The Wasps side of a few years back had players of utter conviction: Lawrence Dallaglio, Josh Lewsey, Alex King. Do Wales have enough of them, given the incumbent captain, Matthew Rees, has been known to wobble at the line-out? "Well there's a lot of people in the team who have got two Grand Slam wins [2005 and 2008]," Edwards says. "What other team can say that besides France? They must have a certain mental strength."

So perhaps it's the coaching that is lacking when a throw that seems a straightforward skill goes astray? "The line-out is the most complex part of the game by a considerable margin," he says. "The most analysis goes into it, the most studying of the opposition, the skill of calling to the right place, the speed of the lift. Everyone blames the hooker, which often is wrong. The team plays a huge factor. Matthew did a good job as captain [in the autumn], he's got everyone's respect and he's an obvious starter.

"It's not just line-outs. It's missing that last-ditch tackle, or giving away a crucial penalty. And they could come at any time. I was proud of Wales's defence in the 2008 Grand Slam but the goal-kicking was 100 per cent going into the final match – a huge part of us winning it. Rugby is a game of momentum. The momentum-shifting incident could be at any time." As proved by the thrilling stoppage-time tries to defeat Scotland last year.

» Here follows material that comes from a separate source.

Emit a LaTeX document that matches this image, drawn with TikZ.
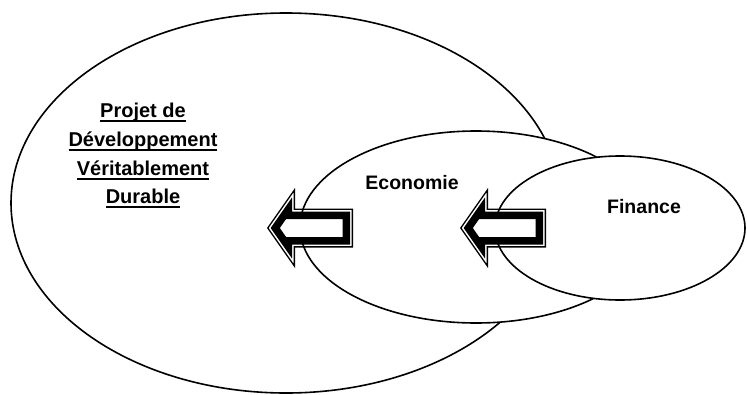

When Edwards was Wigan's full-back he went to a hypnotherapist to stop getting "over-aroused" before a match. It improved him by "two or three per cent". Now Andy McCann, a sports psychologist schooled in martial arts, is available to the Wales players. "He is unobtrusive. He understands the minds of those who play a high-contact sport."

By his own high standards, Edwards is enduring a lean spell trophy-wise, going back to Wasps' Premiership title and the Slam in 2008, his first as Wales's assistant coach. Defeat in Glasgow last Sunday was a heavy blow to Wasps' bid to make the Heineken Cup quarter-finals: they finish the pool at home to Toulouse today.

Wales have half a dozen first-choice players and a couple of back-ups injured. Edwards, who wants to coach a second Lions tour in Australia in 2013, makes no promises. "The way Gats has gone about it [with Wales] is like a boxer. You can go through an easy route, and get a record of 21 and 0, then come up short in the big fight. Or you can go the hard way, take a few losses on the way and when it comes to your big chance – which is obviously Rugby World Cup – you're more prepared. In the end we're all judged on Rugby World Cup, aren't we? If we get everyone fit and available, we're in with a chance.

"I'm not saying I'm pessimistic about the Six Nations. There'll be 15 lads playing for Wales against England in a fortnight who'll be bursting with pride. But we need a full-strength team to select from and unfortunately it's hit us again. I don't expect anyone to feel sorry for us, except maybe my mum and my grandma, so it's a matter of working with the lads we've got."